November 9, 2011
What Your Meter Tells You About Your Eating
We have all read this, but have you really tested this? Eating to your meter can be very beneficial in helping you manage your blood glucose. For those with type 2 diabetes and on oral medications, this is a philosophy you almost must adopt to manage diabetes effectively. Counting carbohydrates is even more important so that you learn how to manage the food intake to get the greatest efficiency from your diabetes medications.
The medications you are taking will only manage so many carbohydrates effectively and then you start to lose control. This then becomes more important to know what your blood glucose meter is telling you about the quantity of food you consumed. Using your meter also can indicate which foods you need to severely limit and which you can consume or may need to eliminate altogether from your menu.

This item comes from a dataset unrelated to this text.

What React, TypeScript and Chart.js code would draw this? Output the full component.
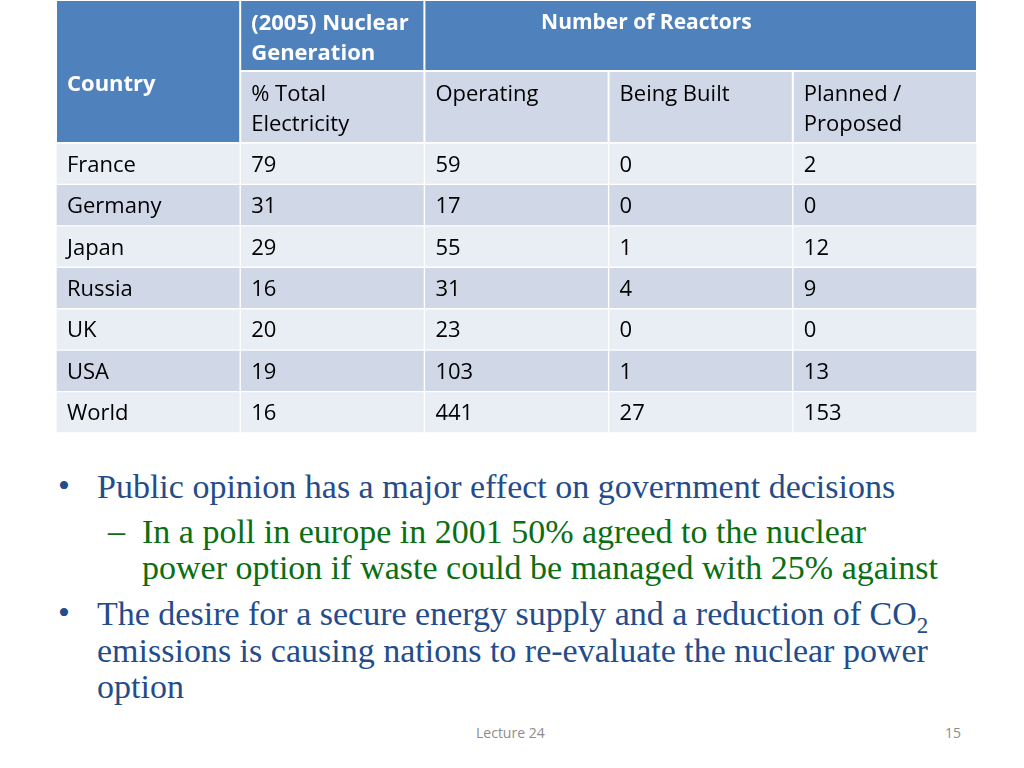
import React, { useEffect, useRef } from "react";
import { Chart, registerables } from "chart.js";

Chart.register(...registerables);

// ---- Data ----
const countries = ["France", "Germany", "Japan", "Russia", "UK", "USA", "World"];
const pctTotalElectricity = [79, 31, 29, 16, 20, 19, 16];
const operating = [59, 17, 55, 31, 23, 103, 441];
const beingBuilt = [0, 0, 1, 4, 0, 1, 27];
const plannedProposed = [2, 0, 12, 9, 0, 13, 153];

const columnHeaders = [["Country"], ["% Total", "Electricity"], ["Operating"], ["Being Built"], ["Planned /", "Proposed"]];
const groupHeaderGeneration = ["(2005) Nuclear", "Generation"];
const groupHeaderReactors = "Number of Reactors";

const columns: (string | number)[][] = [countries, pctTotalElectricity, operating, beingBuilt, plannedProposed];

const BLUE = "#4f81bd";
const LIGHT = "#e9edf4";
const DARK = "#d0d8e8";
const FONT = '"Open Sans", "Liberation Sans", sans-serif';
const FS = 22;

const tablePlugin = {
  id: "tablePlugin",
  beforeDatasetsDraw(chart: any) {
    const ctx = chart.ctx;
    const x = chart.scales.x;
    const area = chart.chartArea;
    const top = area.top - 143;
    const r1 = [top, top + 71];
    const r2 = [top + 71, area.top];
    const cell = (c0: number, c1: number, y0: number, y1: number, color: string) => {
      const a = x.getPixelForValue(c0);
      const b = x.getPixelForValue(c1);
      ctx.fillStyle = color;
      ctx.fillRect(a + 1, y0 + 1, b - a - 2, y1 - y0 - 2);
    };
    ctx.save();
    // header cells
    cell(0, 1, r1[0], r2[1], BLUE);
    cell(1, 2, r1[0], r1[1], BLUE);
    cell(2, 5, r1[0], r1[1], BLUE);
    for (let c = 1; c < 5; c++) cell(c, c + 1, r2[0], r2[1], DARK);

    ctx.textBaseline = "alphabetic";
    ctx.fillStyle = "#ffffff";
    ctx.font = `bold ${FS}px ${FONT}`;
    ctx.textAlign = "left";
    ctx.fillText(columnHeaders[0][0], x.getPixelForValue(0) + 11, top + 91);
    groupHeaderGeneration.forEach((t, i) => ctx.fillText(t, x.getPixelForValue(1) + 11, top + 30 + i * 30));
    ctx.textAlign = "center";
    ctx.font = `bold 21px ${FONT}`;
    ctx.fillText(groupHeaderReactors, x.getPixelForValue(3.205), top + 29);

    ctx.textAlign = "left";
    ctx.fillStyle = "#000000";
    ctx.font = `${FS}px ${FONT}`;
    for (let c = 1; c < 5; c++) {
      columnHeaders[c].forEach((t, i) => ctx.fillText(t, x.getPixelForValue(c) + 11, top + 101 + i * 30));
    }
    ctx.restore();
  },
  afterDatasetsDraw(chart: any) {
    const ctx = chart.ctx;
    const x = chart.scales.x;
    const y = chart.scales.y;
    ctx.save();
    ctx.fillStyle = "#000000";
    ctx.font = `${FS}px ${FONT}`;
    ctx.textAlign = "left";
    ctx.textBaseline = "alphabetic";
    columns.forEach((col, c) => {
      col.forEach((v, r) => {
        ctx.fillText(String(v), x.getPixelForValue(c) + 11, y.getPixelForValue(r) + 8);
      });
    });
    ctx.restore();
  },
};

function TableChart() {
  const ref = useRef<HTMLCanvasElement>(null);
  useEffect(() => {
    if (!ref.current) return;
    const chart = new Chart(ref.current, {
      type: "bar",
      data: {
        labels: countries,
        datasets: columns.map((_, c) => ({
          label: String(c),
          data: countries.map(() => [c, c + 1]) as any,
          backgroundColor: (ctx: any) => (ctx.dataIndex % 2 === 0 ? LIGHT : DARK),
          borderColor: "#ffffff",
          borderWidth: 1,
          borderSkipped: false,
          grouped: false,
          barPercentage: 1,
          categoryPercentage: 1,
        })),
      },
      options: {
        indexAxis: "y",
        responsive: false,
        animation: false,
        events: [],
        layout: { padding: { left: 56, right: 47, top: 143, bottom: 7 } },
        scales: {
          x: { type: "linear", min: 0, max: 5, display: false },
          y: { type: "category", display: false },
        },
        plugins: { legend: { display: false }, tooltip: { enabled: false } },
      } as any,
      plugins: [tablePlugin],
    });
    return () => chart.destroy();
  }, []);
  return <canvas ref={ref} width={1024} height={440} style={{ display: "block" }} />;
}

const SERIF = '"Liberation Serif", "Times New Roman", serif';
const BLUE_TEXT = "#244c8a";
const GREEN_TEXT = "#0a6e12";
const TS = 34;

function Line(props: { left: number; baseline: number; size: number; color: string; children: any }) {
  const { left, baseline, size, color, children } = props;
  return (
    <div
      style={{
        position: "absolute",
        left,
        top: baseline - Math.round(size * 0.8375),
        fontFamily: SERIF,
        fontSize: size,
        lineHeight: `${size}px`,
        color,
        whiteSpace: "nowrap",
      }}
    >
      {children}
    </div>
  );
}

export default function App() {
  return (
    <div style={{ position: "absolute", left: 0, top: 0, width: 1024, height: 768, background: "#fff", overflow: "hidden" }}>
      <TableChart />
      <Line left={58} baseline={497} size={TS} color={BLUE_TEXT}>•</Line>
      <Line left={97} baseline={498} size={TS} color={BLUE_TEXT}>Public opinion has a major effect on government decisions</Line>
      <Line left={108} baseline={542} size={TS} color={GREEN_TEXT}>–</Line>
      <Line left={142} baseline={543} size={TS} color={GREEN_TEXT}>In a poll in europe in 2001 50% agreed to the nuclear</Line>
      <Line left={142} baseline={579} size={TS} color={GREEN_TEXT}>power option if waste could be managed with 25% against</Line>
      <Line left={58} baseline={624} size={TS} color={BLUE_TEXT}>•</Line>
      <Line left={97} baseline={625} size={TS} color={BLUE_TEXT}>
        The desire for a secure energy supply and a reduction of CO
        <span style={{ fontSize: 23, position: "relative", top: 8 }}>2</span>
      </Line>
      <Line left={97} baseline={662} size={TS} color={BLUE_TEXT}>emissions is causing nations to re-evaluate the nuclear power</Line>
      <Line left={97} baseline={698} size={TS} color={BLUE_TEXT}>option</Line>
      <div style={{ position: "absolute", left: 476, top: 724, fontFamily: FONT, fontSize: 14, lineHeight: "18px", color: "#8c8c8c" }}>Lecture 24</div>
      <div style={{ position: "absolute", left: 945, top: 724, fontFamily: FONT, fontSize: 14, lineHeight: "18px", color: "#8c8c8c" }}>15</div>
    </div>
  );
}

This is your reason for supporting my previous blog here for having extra test strips available after diagnosis and for other times when you are having diabetes management problems and need to figure out what may be wrong with your menu selections.

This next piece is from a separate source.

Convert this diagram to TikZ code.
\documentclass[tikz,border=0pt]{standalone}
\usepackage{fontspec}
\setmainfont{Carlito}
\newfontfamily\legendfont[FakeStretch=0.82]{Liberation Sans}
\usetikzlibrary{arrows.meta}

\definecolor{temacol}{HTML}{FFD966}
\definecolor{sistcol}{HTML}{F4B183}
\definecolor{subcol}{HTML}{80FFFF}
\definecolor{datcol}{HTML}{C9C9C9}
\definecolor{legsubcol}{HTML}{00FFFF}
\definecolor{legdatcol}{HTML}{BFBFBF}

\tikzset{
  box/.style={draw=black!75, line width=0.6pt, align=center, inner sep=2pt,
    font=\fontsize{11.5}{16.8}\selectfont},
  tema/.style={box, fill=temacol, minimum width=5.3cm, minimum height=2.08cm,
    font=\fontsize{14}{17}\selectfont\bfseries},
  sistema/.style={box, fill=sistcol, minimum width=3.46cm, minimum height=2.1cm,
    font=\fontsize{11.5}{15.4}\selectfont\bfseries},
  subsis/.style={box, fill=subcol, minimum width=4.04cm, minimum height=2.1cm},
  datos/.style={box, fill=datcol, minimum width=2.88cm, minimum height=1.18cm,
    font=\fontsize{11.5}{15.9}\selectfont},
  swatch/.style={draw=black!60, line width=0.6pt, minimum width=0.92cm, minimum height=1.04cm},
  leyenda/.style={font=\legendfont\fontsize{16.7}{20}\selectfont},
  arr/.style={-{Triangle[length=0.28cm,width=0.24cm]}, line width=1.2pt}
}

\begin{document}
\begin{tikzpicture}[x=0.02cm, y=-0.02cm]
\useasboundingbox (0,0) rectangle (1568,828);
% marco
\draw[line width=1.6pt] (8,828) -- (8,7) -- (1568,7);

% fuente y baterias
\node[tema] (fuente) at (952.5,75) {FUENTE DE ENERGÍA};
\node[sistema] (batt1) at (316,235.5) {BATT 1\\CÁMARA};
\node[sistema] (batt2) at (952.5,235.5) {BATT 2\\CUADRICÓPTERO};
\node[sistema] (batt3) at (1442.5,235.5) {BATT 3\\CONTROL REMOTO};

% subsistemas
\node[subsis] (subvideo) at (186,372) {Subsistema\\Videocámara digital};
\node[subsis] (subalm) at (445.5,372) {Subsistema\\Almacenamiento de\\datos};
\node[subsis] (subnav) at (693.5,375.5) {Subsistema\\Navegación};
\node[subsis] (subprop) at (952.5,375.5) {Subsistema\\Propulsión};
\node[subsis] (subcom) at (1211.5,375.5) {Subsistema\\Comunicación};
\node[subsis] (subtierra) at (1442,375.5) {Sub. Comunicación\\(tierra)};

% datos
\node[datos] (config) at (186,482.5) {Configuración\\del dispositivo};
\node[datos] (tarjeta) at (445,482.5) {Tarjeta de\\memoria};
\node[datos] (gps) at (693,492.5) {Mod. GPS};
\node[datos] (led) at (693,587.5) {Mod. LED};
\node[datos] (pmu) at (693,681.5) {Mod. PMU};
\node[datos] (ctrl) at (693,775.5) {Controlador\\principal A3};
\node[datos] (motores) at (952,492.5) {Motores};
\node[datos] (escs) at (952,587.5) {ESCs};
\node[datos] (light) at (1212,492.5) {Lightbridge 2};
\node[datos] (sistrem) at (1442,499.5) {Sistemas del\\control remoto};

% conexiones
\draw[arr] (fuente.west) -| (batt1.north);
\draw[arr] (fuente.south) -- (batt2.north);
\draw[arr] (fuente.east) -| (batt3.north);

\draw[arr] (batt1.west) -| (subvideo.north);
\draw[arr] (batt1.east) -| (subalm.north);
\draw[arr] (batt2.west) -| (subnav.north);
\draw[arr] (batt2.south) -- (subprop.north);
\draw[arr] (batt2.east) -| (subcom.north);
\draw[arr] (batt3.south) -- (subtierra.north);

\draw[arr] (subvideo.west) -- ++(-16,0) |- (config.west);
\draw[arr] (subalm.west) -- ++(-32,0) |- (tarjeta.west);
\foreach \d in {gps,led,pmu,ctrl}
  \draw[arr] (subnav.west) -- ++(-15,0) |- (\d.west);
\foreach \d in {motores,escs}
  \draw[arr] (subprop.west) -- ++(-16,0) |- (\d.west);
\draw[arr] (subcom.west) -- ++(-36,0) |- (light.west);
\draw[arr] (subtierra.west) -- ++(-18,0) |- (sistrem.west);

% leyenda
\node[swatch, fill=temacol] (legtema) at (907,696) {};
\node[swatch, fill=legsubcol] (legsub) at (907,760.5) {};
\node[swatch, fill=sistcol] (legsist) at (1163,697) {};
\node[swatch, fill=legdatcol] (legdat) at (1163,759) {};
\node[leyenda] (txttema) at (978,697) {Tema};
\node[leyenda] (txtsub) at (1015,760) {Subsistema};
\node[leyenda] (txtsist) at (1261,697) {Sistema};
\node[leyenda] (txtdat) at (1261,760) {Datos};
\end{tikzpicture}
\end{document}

On limited test strips, eating to you meter may be very discouraging because you do not have a lot of information to guide you. That is one reason, I suggest that if you can afford it for a few months, buy extra test strips. The extra testing supplies will give you confidence in your carb counting and portion of food intake. It will also make it easier to determine what foods are best left off the menu.
There are various plans discussed for those on limited test strips so you will need to work with what works best for you. A food log after diagnosis is also an aid that many people just do not understand the need to keep. I can attest to how many times this has told me why my postprandial blood glucose levels were higher than they should have been and what I did not do. The important part is not lying to yourself, but keeping accurate logs.
Knowledge is power, and therefore knowing what each test is telling you, watch for trends in fasting blood glucose levels and use your meter to learn more from pre-meal testing to tell you about your prior meal. If you can afford extra test strips for a month or two, learn that you do not want your preprandial and postprandial readings to increase more than 40 mg/dl if possible. You should also develop an exercise regimen with your doctor's approval to help get your blood glucose numbers to become the best for you.
If you do have trouble with managing your blood glucose levels, give insulin a consideration and study about it before the need arises.